President Donald Trump is expected to push the government to dramatically loosen federal restrictions on marijuana, reducing oversight of the plant and its derivatives to the same level as some common prescription painkillers and other drugs, according to six people familiar with the discussions.
Trump discussed the plan with House Speaker Mike Johnson (R-Louisiana) in a Wednesday phone call from the Oval Office, said four of the people, who, like the others, spoke on the condition of anonymity because they were not authorized to speak publicly. The president is expected to seek to ease access to the drug through an upcoming executive order that directs federal agencies to pursue reclassification, the people said.
The move would not legalize or decriminalize marijuana, but it would ease barriers to research and boost the bottom lines of legal businesses.
Trump in August said he was “looking at reclassification.” He would be finishing what started under President Joe Biden’s Justice Department, which followed the recommendation of federal health officials in proposing a rule to reclassify marijuana; that proposal has stalled since Trump took office.

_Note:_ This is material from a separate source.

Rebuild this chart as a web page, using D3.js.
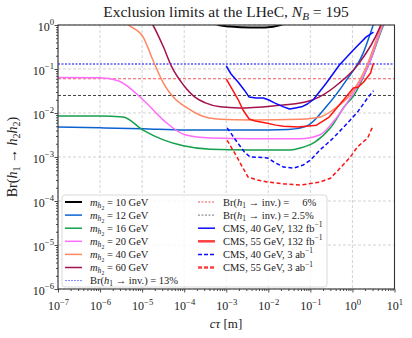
<!DOCTYPE html>
<html>
<head>
<meta charset="utf-8">
<script src="https://cdn.jsdelivr.net/npm/d3@7"></script>
<style>
body { margin: 0; background: #fff; }
svg text { font-family: "Liberation Serif", "DejaVu Serif", serif; fill: #222; }
</style>
</head>
<body>
<svg id="chart" width="412" height="338"></svg>
<script>
// curves: [c tau (m), Br(h1 -> h2 h2)]
var m10 = [[4e-4, 1.4], [6.5e-4, 1.0], [1.26e-3, 0.92], [3.7e-3, 0.88], [8.5e-3, 0.88], [1.95e-2, 1.0], [4e-2, 1.4]];
var m12 = [[1e-7, 4.8e-3], [1e-6, 4.6e-3], [1e-5, 4.4e-3], [1e-4, 4.1e-3], [1e-3, 4.1e-3], [1e-2, 4.1e-3],
           [3e-2, 4.2e-3], [8e-2, 5.0e-3], [0.24, 1.4e-2], [0.72, 5.6e-2], [1.8, 0.23], [3.0, 0.9], [3.4, 1.3]];
var m16 = [[1e-7, 8.5e-3], [1e-6, 8.5e-3], [3.5e-6, 8.1e-3], [1.05e-5, 4.1e-3], [3.2e-5, 2.45e-3], [9.5e-5, 1.8e-3],
           [4.2e-4, 1.5e-3], [3.7e-3, 1.45e-3], [3.3e-2, 1.45e-3], [5.8e-2, 1.6e-3], [0.13, 2.2e-3], [0.3, 4.6e-3],
           [0.68, 1.5e-2], [1.05, 2.4e-2], [2.4, 0.12], [5.5, 1.0], [6.5, 1.45]];
var m20 = [[1e-7, 6.4e-2], [1e-6, 6.3e-2], [2.7e-6, 5.4e-2], [1.05e-5, 2.0e-2], [3.2e-5, 6.9e-3], [1.05e-4, 3.2e-3],
           [4.2e-4, 2.7e-3], [3.7e-3, 2.6e-3], [5.8e-2, 2.6e-3], [0.17, 3.2e-3], [0.35, 6.3e-3], [0.89, 2.2e-2],
           [2.4, 0.12], [5.3, 1.0], [6.3, 1.45]];
var m40 = [[2.5e-6, 1.6], [4.7e-6, 1.0], [1.05e-5, 0.54], [1.8e-5, 0.16], [3.2e-5, 4.8e-2], [5.5e-5, 2.3e-2],
           [1.17e-4, 1.3e-2], [2.4e-4, 8.9e-3], [7.2e-4, 7.2e-3], [3.7e-3, 6.9e-3], [5.8e-2, 7.2e-3], [0.17, 8.1e-3],
           [0.44, 1.4e-2], [0.89, 2.6e-2], [2.2, 0.12], [5.0, 1.0], [6.0, 1.45]];
var m60 = [[1.3e-5, 1.6], [1.8e-5, 1.0], [3.2e-5, 0.32], [5.1e-5, 0.11], [9.5e-5, 4.4e-2], [1.8e-4, 2.3e-2],
           [3.2e-4, 1.7e-2], [7.2e-4, 1.38e-2], [2.0e-3, 1.3e-2], [1.3e-2, 1.45e-2], [8.0e-2, 1.8e-2], [0.16, 2.3e-2],
           [0.49, 4.8e-2], [1.48, 0.14], [4.4, 0.85], [5.0, 1.15]];
var cms40 = [[1e-3, 0.117], [1.3e-3, 7.7e-2], [1.93e-3, 5.0e-2], [2.7e-3, 3.3e-2], [3.5e-3, 2.3e-2], [5.1e-3, 2.2e-2],
             [7.6e-3, 2.2e-2], [1e-2, 2.0e-2], [1.4e-2, 1.7e-2], [2.3e-2, 1.38e-2], [3.2e-2, 1.23e-2], [4.4e-2, 1.3e-2],
             [6.2e-2, 1.38e-2], [8.5e-2, 1.6e-2], [0.117, 2.0e-2], [0.24, 4.8e-2], [0.49, 0.123], [1.05, 0.27],
             [2.1, 0.53], [3.16, 0.69]];
var cms55 = [[1e-3, 6.0e-2], [1.93e-3, 2.0e-2], [2.5e-3, 1.17e-2], [3.5e-3, 7.3e-3], [4.9e-3, 6.6e-3], [8.9e-3, 5.9e-3],
             [1.5e-2, 5.3e-3], [2.3e-2, 5.0e-3], [5.1e-2, 4.8e-3], [0.14, 5.3e-3], [0.28, 8.1e-3], [0.62, 2.0e-2],
             [1.05, 3.7e-2], [1.38, 3.9e-2], [1.83, 5.0e-2], [2.7, 8.1e-2], [3.16, 0.137]];
var cms40hl = [[1.05e-3, 4.6e-3], [1.8e-3, 2.2e-3], [2.7e-3, 1.3e-3], [3.7e-3, 1.0e-3], [5.8e-3, 9.9e-4], [9.5e-3, 9.5e-4],
               [1.5e-2, 7.3e-4], [2.3e-2, 5.9e-4], [4.0e-2, 5.6e-4], [6.8e-2, 6.6e-4], [0.1, 8.5e-4], [0.17, 1.45e-3],
               [0.35, 2.7e-3], [0.76, 5.9e-3], [1.32, 1.05e-2], [2.3, 2.2e-2], [3.16, 3.2e-2]];
var cms55hl = [[1.05e-3, 2.4e-3], [1.8e-3, 1.0e-3], [2.5e-3, 5.6e-4], [3.3e-3, 3.5e-4], [5.5e-3, 3.0e-4], [9.5e-3, 2.7e-4],
               [2.3e-2, 2.45e-4], [5.8e-2, 2.3e-4], [0.17, 2.7e-4], [0.3, 3.3e-4], [0.51, 5.6e-4], [0.89, 1.0e-3],
               [1.32, 1.7e-3], [2.3, 2.7e-3], [3.0, 4.8e-3]];

// Br(h1 -> inv.) limits
var invLimits = [0.13, 0.06, 0.025];

var xExps = [-7, -6, -5, -4, -3, -2, -1, 0, 1];
var yExps = [-6, -5, -4, -3, -2, -1, 0];

var W = 412, H = 338;
var L = 58, R = 394.5, T = 25, B = 289;

var svg = d3.select("#chart");
var x = d3.scaleLog().domain([1e-7, 10]).range([L, R]);
var y = d3.scaleLog().domain([1e-6, 1]).range([B, T]);

// rich text: parts are [text, pos, italic], pos = "", "sub", "sub2", "sup"
function rich(el, parts, size) {
    var off = 0;
    parts.forEach(function(p) {
        var pos = p[1] || "", target = 0, fs = size;
        if (pos == "sub") { target = size * 0.22; fs = size * 0.72; }
        else if (pos == "sub2") { target = size * 0.42; fs = size * 0.55; }
        else if (pos == "sup") { target = -size * 0.42; fs = size * 0.72; }
        el.append("tspan")
          .attr("dy", (target - off).toFixed(2))
          .attr("font-size", fs)
          .attr("font-style", p[2] ? "italic" : null)
          .text(p[0]);
        off = target;
    });
}

// grid
var grid = svg.append("g");
grid.selectAll("line.gx").data(xExps).enter().append("line")
    .attr("x1", function(d) { return x(Math.pow(10, d)); })
    .attr("x2", function(d) { return x(Math.pow(10, d)); })
    .attr("y1", T).attr("y2", B);
grid.selectAll("line.gy").data(yExps).enter().append("line")
    .attr("y1", function(d) { return y(Math.pow(10, d)); })
    .attr("y2", function(d) { return y(Math.pow(10, d)); })
    .attr("x1", L).attr("x2", R);
grid.selectAll("line").attr("stroke", "#c8c8c8").attr("stroke-width", 0.8).attr("stroke-dasharray", "3,2");

svg.append("clipPath").attr("id", "clip").append("rect")
    .attr("x", L).attr("y", T).attr("width", R - L).attr("height", B - T);
var plot = svg.append("g").attr("clip-path", "url(#clip)");

var hStyles = [
    { color: "#8080ff", width: 2, dash: "2,1.5" },
    { color: "#ee3030", width: 0.8, dash: "3,2" },
    { color: "#111", width: 0.8, dash: "3,2" }
];
invLimits.forEach(function(v, i) {
    plot.append("line")
        .attr("x1", L).attr("x2", R)
        .attr("y1", y(v)).attr("y2", y(v))
        .attr("stroke", hStyles[i].color)
        .attr("stroke-width", hStyles[i].width)
        .attr("stroke-dasharray", hStyles[i].dash);
});

var smooth = d3.line().x(function(d) { return x(d[0]); }).y(function(d) { return y(d[1]); }).curve(d3.curveMonotoneX);
var rough = d3.line().x(function(d) { return x(d[0]); }).y(function(d) { return y(d[1]); });

var series = [
    { data: m10, color: "#000", width: 2, line: smooth },
    { data: m12, color: "#0b62d0", width: 1.5, line: smooth },
    { data: m16, color: "#14a04c", width: 1.5, line: smooth },
    { data: m20, color: "#ff6cfa", width: 1.5, line: smooth },
    { data: m40, color: "#ff8862", width: 1.5, line: smooth },
    { data: m60, color: "#a3124c", width: 1.5, line: smooth },
    { data: cms40, color: "#0a0aff", width: 1.5, line: rough },
    { data: cms55, color: "#ff1414", width: 1.5, line: rough },
    { data: cms40hl, color: "#0a0aff", width: 1.5, line: rough, dash: "4,2.5" },
    { data: cms55hl, color: "#ff1414", width: 1.5, line: rough, dash: "4,2.5" }
];
series.forEach(function(s) {
    plot.append("path")
        .attr("d", s.line(s.data))
        .attr("fill", "none")
        .attr("stroke", s.color)
        .attr("stroke-width", s.width)
        .attr("stroke-dasharray", s.dash || null)
        .attr("stroke-linejoin", "round");
});

// axes
var minorX = [], minorY = [];
xExps.slice(0, -1).forEach(function(e) { for (var k = 2; k < 10; k++) minorX.push(k * Math.pow(10, e)); });
yExps.slice(0, -1).forEach(function(e) { for (var k = 2; k < 10; k++) minorY.push(k * Math.pow(10, e)); });

var xAxis = svg.append("g").attr("transform", "translate(0," + B + ")")
    .call(d3.axisBottom(x).tickValues(xExps.map(function(e) { return Math.pow(10, e); })).tickSize(3.5).tickSizeOuter(0).tickFormat(""));
var xMinor = svg.append("g").attr("transform", "translate(0," + B + ")")
    .call(d3.axisBottom(x).tickValues(minorX).tickSize(2).tickSizeOuter(0).tickFormat(""));
var yAxis = svg.append("g").attr("transform", "translate(" + L + ",0)")
    .call(d3.axisLeft(y).tickValues(yExps.map(function(e) { return Math.pow(10, e); })).tickSize(3.5).tickSizeOuter(0).tickFormat(""));
var yMinor = svg.append("g").attr("transform", "translate(" + L + ",0)")
    .call(d3.axisLeft(y).tickValues(minorY).tickSize(2).tickSizeOuter(0).tickFormat(""));
[xAxis, xMinor, yAxis, yMinor].forEach(function(a) {
    a.select(".domain").remove();
    a.selectAll(".tick line").attr("stroke", "#222").attr("stroke-width", 0.8);
});

xAxis.selectAll(".tick").each(function(d, i) {
    var t = d3.select(this).append("text").attr("y", 21).attr("text-anchor", "middle").attr("font-size", 12);
    rich(t, [["10"], [(xExps[i] < 0 ? "\u2212" : "") + Math.abs(xExps[i]), "sup"]], 12);
});
yAxis.selectAll(".tick").each(function(d, i) {
    var t = d3.select(this).append("text").attr("x", -4).attr("y", 5).attr("text-anchor", "end").attr("font-size", 12);
    rich(t, [["10"], [(yExps[i] < 0 ? "\u2212" : "") + Math.abs(yExps[i]), "sup"]], 12);
});

svg.append("rect").attr("x", L).attr("y", T).attr("width", R - L).attr("height", B - T)
    .attr("fill", "none").attr("stroke", "#333").attr("stroke-width", 1.1);

// labels
var title = svg.append("text").attr("x", 226).attr("y", 17).attr("text-anchor", "middle").attr("font-size", 15.5);
rich(title, [["Exclusion limits at the LHeC, "], ["N", "", true], ["B", "sub", true], [" = 195"]], 15.5);

var xl = svg.append("text").attr("x", 226).attr("y", 328).attr("text-anchor", "middle").attr("font-size", 13);
rich(xl, [["c\u03c4", "", true], [" [m]"]], 13);

var yl = svg.append("text").attr("transform", "translate(17," + ((T + B) / 2) + ") rotate(-90)")
    .attr("text-anchor", "middle").attr("font-size", 14);
rich(yl, [["Br("], ["h", "", true], ["1", "sub"], [" \u2192 "], ["h", "", true], ["2", "sub"], ["h", "", true], ["2", "sub"], [")"]], 14);

// legend
var legend = svg.append("g");
legend.append("rect").attr("x", 62).attr("y", 195).attr("width", 265).attr("height", 92).attr("rx", 3)
    .attr("fill", "#fff").attr("fill-opacity", 0.8).attr("stroke", "#d0d0d0").attr("stroke-width", 0.8);

function mLabel(v) { return [["m", "", true], ["h", "sub", true], ["2", "sub2"], [" = " + v + " GeV"]]; }
function invLabel(v) { return [["Br("], ["h", "", true], ["1", "sub"], [" \u2192 inv.) = " + v]]; }

var masses = ["10", "12", "16", "20", "40", "60"];
var col1 = masses.map(function(m, i) { return { s: series[i], label: mLabel(m) }; });
col1.push({ s: { color: hStyles[0].color, width: 1, dash: "2,1" }, label: invLabel(" 13%") });
var col2 = [
    { s: { color: hStyles[1].color, width: 0.8, dash: "2,1.5" }, label: invLabel("\u2007\u20076%") },
    { s: { color: "#555", width: 0.8, dash: "2,1.5" }, label: invLabel("2.5%") },
    { s: series[6], label: [["CMS, 40 GeV, 132 fb"], ["\u22121", "sup"]] },
    { s: { color: "#ff4040", width: 2.5 }, label: [["CMS, 55 GeV, 132 fb"], ["\u22121", "sup"]] },
    { s: { color: "#0a0aff", width: 1.5, dash: "4,2" }, label: [["CMS, 40 GeV, 3 ab"], ["\u22121", "sup"]] },
    { s: { color: "#ff4040", width: 2.5, dash: "4,2" }, label: [["CMS, 55 GeV, 3 ab"], ["\u22121", "sup"]] }
];

function drawCol(items, x0, x1, tx) {
    items.forEach(function(it, i) {
        var yy = 202 + i * 13.1;
        legend.append("line").attr("x1", x0).attr("x2", x1).attr("y1", yy).attr("y2", yy)
            .attr("stroke", it.s.color).attr("stroke-width", it.s.width)
            .attr("stroke-dasharray", it.s.dash || null);
        var t = legend.append("text").attr("x", tx).attr("y", yy + 3.5).attr("font-size", 10.5);
        rich(t, it.label, 10.5);
    });
}
drawCol(col1, 65, 82, 90);
drawCol(col2, 198, 215, 223);
</script>
</body>
</html>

“We’re looking at it. Some people like it, some people hate it,” Trump said this summer. “Some people hate the whole concept of marijuana because it does bad for the children, it does bad for the people that are older than children.”
Trump cannot unilaterally reclassify marijuana, said Shane Pennington, a D.C. attorney who represents two pro-rescheduling companies involved in the litigation on the topic. But he can direct the Justice Department to forgo a pending administrative court hearing and issue the final rule, Pennington said.
“This would be the biggest reform in federal cannabis policy since marijuana was made a Schedule I drug in the 1970s,” Pennington said.
The president was joined on the Wednesday call with Johnson by marijuana industry executives, Health Secretary Robert F. Kennedy Jr., and Centers for Medicare and Medicaid Services chief Mehmet Oz, three of the people said.